What to work on.
Pictures stay out. Extract the lines below from the first one through the line with "ads = alt.Scale(domain=ad_dom, nice=False, zero=False)", both included.

The data.

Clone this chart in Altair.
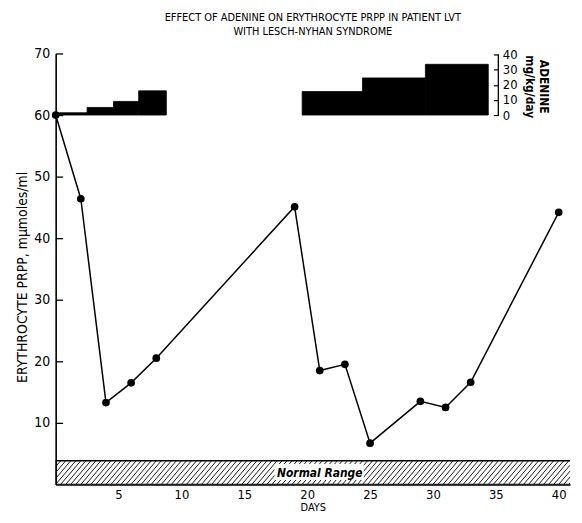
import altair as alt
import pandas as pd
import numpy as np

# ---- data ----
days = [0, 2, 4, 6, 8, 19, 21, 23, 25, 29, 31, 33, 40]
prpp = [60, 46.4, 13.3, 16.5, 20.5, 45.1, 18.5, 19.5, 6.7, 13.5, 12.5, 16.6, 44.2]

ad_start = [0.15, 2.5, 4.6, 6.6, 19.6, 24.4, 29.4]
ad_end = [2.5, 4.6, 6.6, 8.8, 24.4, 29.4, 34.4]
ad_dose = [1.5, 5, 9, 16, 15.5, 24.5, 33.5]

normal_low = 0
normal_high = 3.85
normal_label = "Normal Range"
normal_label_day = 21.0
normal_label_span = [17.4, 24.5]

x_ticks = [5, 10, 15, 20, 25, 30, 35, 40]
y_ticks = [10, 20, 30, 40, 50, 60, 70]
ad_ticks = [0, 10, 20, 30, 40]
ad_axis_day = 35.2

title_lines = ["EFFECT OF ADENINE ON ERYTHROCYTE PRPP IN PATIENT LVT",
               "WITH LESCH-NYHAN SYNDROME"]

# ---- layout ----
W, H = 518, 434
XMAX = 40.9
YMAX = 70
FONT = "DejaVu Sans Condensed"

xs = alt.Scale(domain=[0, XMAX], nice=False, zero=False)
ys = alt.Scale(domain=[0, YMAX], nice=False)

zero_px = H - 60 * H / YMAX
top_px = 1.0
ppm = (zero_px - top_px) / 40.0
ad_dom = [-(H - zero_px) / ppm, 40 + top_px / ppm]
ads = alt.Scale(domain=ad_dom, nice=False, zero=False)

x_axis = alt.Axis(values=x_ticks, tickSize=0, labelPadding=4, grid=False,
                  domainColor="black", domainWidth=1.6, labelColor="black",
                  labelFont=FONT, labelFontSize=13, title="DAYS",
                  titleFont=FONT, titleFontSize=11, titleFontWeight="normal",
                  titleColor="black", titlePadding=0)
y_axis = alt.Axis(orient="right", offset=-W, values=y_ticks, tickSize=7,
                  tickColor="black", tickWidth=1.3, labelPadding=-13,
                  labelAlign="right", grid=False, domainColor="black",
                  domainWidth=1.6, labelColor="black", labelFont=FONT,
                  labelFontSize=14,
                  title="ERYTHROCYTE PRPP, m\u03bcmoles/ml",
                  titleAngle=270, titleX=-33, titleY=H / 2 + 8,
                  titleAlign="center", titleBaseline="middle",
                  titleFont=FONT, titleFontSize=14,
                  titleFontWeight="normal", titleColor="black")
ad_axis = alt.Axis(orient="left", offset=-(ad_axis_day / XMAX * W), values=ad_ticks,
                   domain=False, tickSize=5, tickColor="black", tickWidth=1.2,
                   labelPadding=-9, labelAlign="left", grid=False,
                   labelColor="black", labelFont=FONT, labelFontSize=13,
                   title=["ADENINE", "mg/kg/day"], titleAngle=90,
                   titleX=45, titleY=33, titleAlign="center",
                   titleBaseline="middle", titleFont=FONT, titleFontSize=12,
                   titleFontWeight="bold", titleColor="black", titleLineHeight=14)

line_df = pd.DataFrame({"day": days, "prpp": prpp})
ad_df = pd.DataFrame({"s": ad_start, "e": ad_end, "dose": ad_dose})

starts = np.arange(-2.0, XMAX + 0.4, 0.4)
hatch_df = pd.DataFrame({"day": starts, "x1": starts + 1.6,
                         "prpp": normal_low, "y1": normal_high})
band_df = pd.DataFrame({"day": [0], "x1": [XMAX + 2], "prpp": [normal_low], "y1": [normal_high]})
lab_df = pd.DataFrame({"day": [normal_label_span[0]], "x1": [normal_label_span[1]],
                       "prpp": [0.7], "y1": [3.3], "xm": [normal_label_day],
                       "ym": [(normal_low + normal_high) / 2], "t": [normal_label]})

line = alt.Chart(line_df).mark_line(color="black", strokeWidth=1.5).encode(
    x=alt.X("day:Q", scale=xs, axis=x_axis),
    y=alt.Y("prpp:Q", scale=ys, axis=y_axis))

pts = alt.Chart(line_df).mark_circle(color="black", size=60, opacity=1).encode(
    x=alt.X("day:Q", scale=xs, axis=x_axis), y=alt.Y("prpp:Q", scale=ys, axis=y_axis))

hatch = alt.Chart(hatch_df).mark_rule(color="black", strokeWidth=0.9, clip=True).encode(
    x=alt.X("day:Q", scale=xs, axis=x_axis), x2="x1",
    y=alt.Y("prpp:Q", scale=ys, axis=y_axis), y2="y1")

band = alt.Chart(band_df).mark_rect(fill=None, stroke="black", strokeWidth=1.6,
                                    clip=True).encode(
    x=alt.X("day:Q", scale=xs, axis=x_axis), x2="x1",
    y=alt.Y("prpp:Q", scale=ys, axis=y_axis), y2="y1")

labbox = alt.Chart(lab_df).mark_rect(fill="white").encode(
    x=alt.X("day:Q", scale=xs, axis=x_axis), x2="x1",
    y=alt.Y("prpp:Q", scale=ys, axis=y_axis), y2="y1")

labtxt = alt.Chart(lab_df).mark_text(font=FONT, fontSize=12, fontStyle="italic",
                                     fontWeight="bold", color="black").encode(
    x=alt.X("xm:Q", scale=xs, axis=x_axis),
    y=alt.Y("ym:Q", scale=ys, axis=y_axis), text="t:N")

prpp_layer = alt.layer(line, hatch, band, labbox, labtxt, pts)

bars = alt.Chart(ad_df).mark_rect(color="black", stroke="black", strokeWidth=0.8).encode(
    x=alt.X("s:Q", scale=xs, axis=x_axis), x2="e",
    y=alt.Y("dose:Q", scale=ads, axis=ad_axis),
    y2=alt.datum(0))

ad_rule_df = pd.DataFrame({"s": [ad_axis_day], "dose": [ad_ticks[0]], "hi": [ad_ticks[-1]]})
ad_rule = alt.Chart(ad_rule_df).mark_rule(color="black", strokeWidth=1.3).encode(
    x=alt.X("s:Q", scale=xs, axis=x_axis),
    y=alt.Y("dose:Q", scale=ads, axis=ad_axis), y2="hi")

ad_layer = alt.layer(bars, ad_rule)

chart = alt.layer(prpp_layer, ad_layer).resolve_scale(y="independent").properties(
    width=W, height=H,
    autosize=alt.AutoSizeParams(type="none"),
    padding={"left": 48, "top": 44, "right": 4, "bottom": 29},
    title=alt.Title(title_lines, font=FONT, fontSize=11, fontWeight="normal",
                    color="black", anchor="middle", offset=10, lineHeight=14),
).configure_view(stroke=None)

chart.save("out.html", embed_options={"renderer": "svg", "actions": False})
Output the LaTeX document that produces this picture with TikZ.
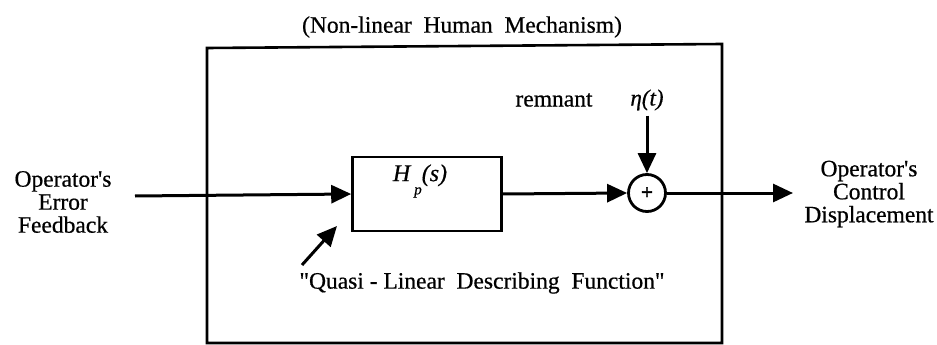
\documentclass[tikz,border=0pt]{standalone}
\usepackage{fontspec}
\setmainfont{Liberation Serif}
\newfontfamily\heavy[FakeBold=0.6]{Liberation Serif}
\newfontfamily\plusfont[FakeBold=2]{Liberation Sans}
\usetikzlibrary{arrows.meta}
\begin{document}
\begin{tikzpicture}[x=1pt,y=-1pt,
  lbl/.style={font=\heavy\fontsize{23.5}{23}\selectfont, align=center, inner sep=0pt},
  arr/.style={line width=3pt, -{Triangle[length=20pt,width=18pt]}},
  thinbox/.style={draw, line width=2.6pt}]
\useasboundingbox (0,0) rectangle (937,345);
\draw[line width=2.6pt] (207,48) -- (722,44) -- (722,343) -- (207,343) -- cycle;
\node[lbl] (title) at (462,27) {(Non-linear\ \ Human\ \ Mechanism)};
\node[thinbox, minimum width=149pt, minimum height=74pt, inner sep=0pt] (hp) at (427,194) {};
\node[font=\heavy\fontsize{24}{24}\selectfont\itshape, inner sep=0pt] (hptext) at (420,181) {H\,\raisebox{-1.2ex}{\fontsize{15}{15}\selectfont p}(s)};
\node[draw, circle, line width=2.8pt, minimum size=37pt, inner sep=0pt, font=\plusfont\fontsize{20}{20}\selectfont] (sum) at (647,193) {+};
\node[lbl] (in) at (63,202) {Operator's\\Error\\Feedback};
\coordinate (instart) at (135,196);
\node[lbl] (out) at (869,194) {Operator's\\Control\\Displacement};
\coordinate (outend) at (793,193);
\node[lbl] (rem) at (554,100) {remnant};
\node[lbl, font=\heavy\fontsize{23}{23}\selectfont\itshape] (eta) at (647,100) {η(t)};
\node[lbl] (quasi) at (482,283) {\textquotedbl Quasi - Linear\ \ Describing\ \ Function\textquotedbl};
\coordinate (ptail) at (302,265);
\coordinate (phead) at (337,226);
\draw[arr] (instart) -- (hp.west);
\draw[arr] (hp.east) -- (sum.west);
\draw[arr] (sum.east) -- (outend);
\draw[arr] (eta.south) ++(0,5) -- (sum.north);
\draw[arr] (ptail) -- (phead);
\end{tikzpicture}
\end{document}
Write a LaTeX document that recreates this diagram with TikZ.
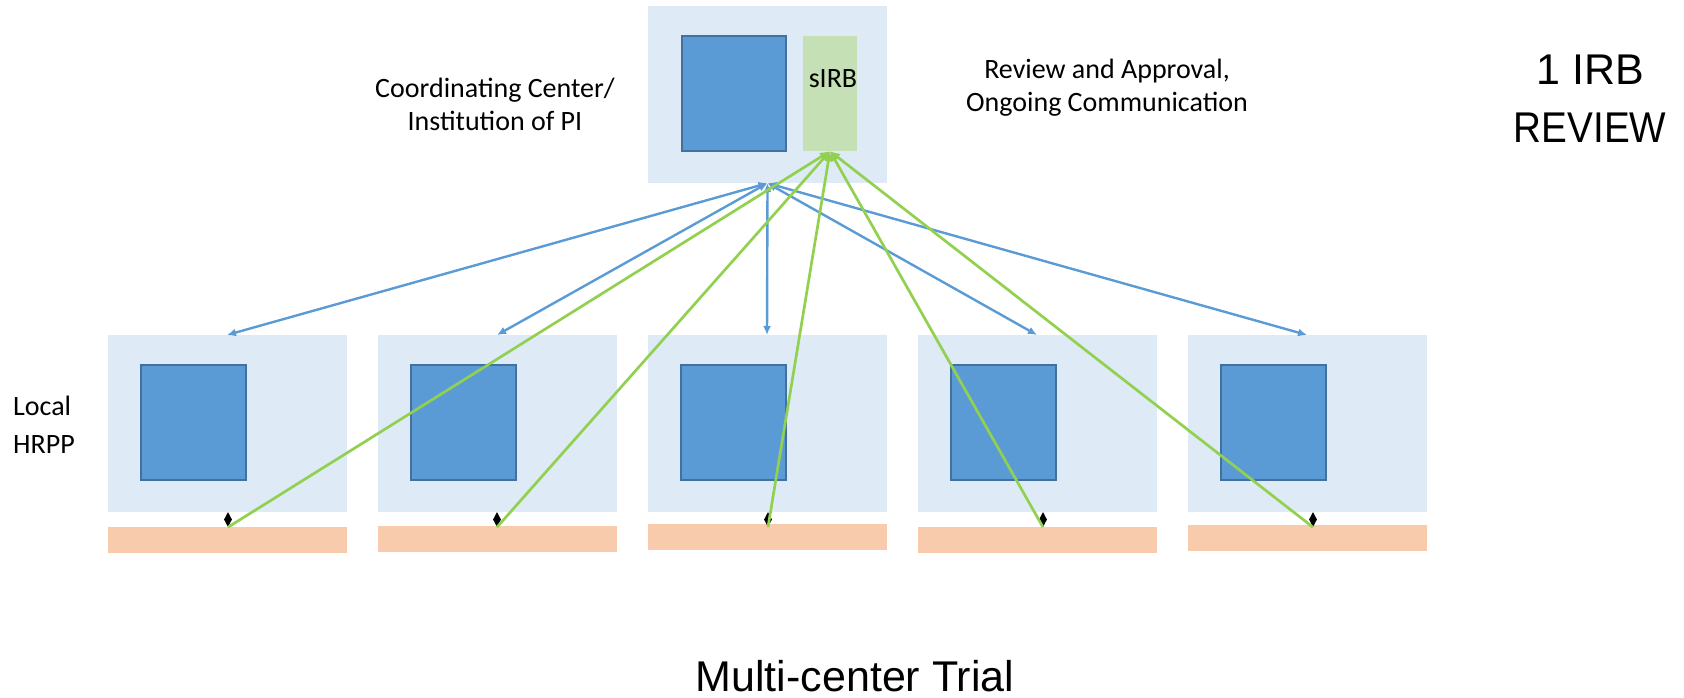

Output below.
Clone this chart in Altair.
import altair as alt
import pandas as pd
import numpy as np

# ---- data ----
days = [0, 2, 4, 6, 8, 19, 21, 23, 25, 29, 31, 33, 40]
prpp = [60, 46.4, 13.3, 16.5, 20.5, 45.1, 18.5, 19.5, 6.7, 13.5, 12.5, 16.6, 44.2]

ad_start = [0.15, 2.5, 4.6, 6.6, 19.6, 24.4, 29.4]
ad_end = [2.5, 4.6, 6.6, 8.8, 24.4, 29.4, 34.4]
ad_dose = [1.5, 5, 9, 16, 15.5, 24.5, 33.5]

normal_low = 0
normal_high = 3.85
normal_label = "Normal Range"
normal_label_day = 21.0
normal_label_span = [17.4, 24.5]

x_ticks = [5, 10, 15, 20, 25, 30, 35, 40]
y_ticks = [10, 20, 30, 40, 50, 60, 70]
ad_ticks = [0, 10, 20, 30, 40]
ad_axis_day = 35.2

title_lines = ["EFFECT OF ADENINE ON ERYTHROCYTE PRPP IN PATIENT LVT",
               "WITH LESCH-NYHAN SYNDROME"]

# ---- layout ----
W, H = 518, 434
XMAX = 40.9
YMAX = 70
FONT = "DejaVu Sans Condensed"

xs = alt.Scale(domain=[0, XMAX], nice=False, zero=False)
ys = alt.Scale(domain=[0, YMAX], nice=False)

zero_px = H - 60 * H / YMAX
top_px = 1.0
ppm = (zero_px - top_px) / 40.0
ad_dom = [-(H - zero_px) / ppm, 40 + top_px / ppm]
ads = alt.Scale(domain=ad_dom, nice=False, zero=False)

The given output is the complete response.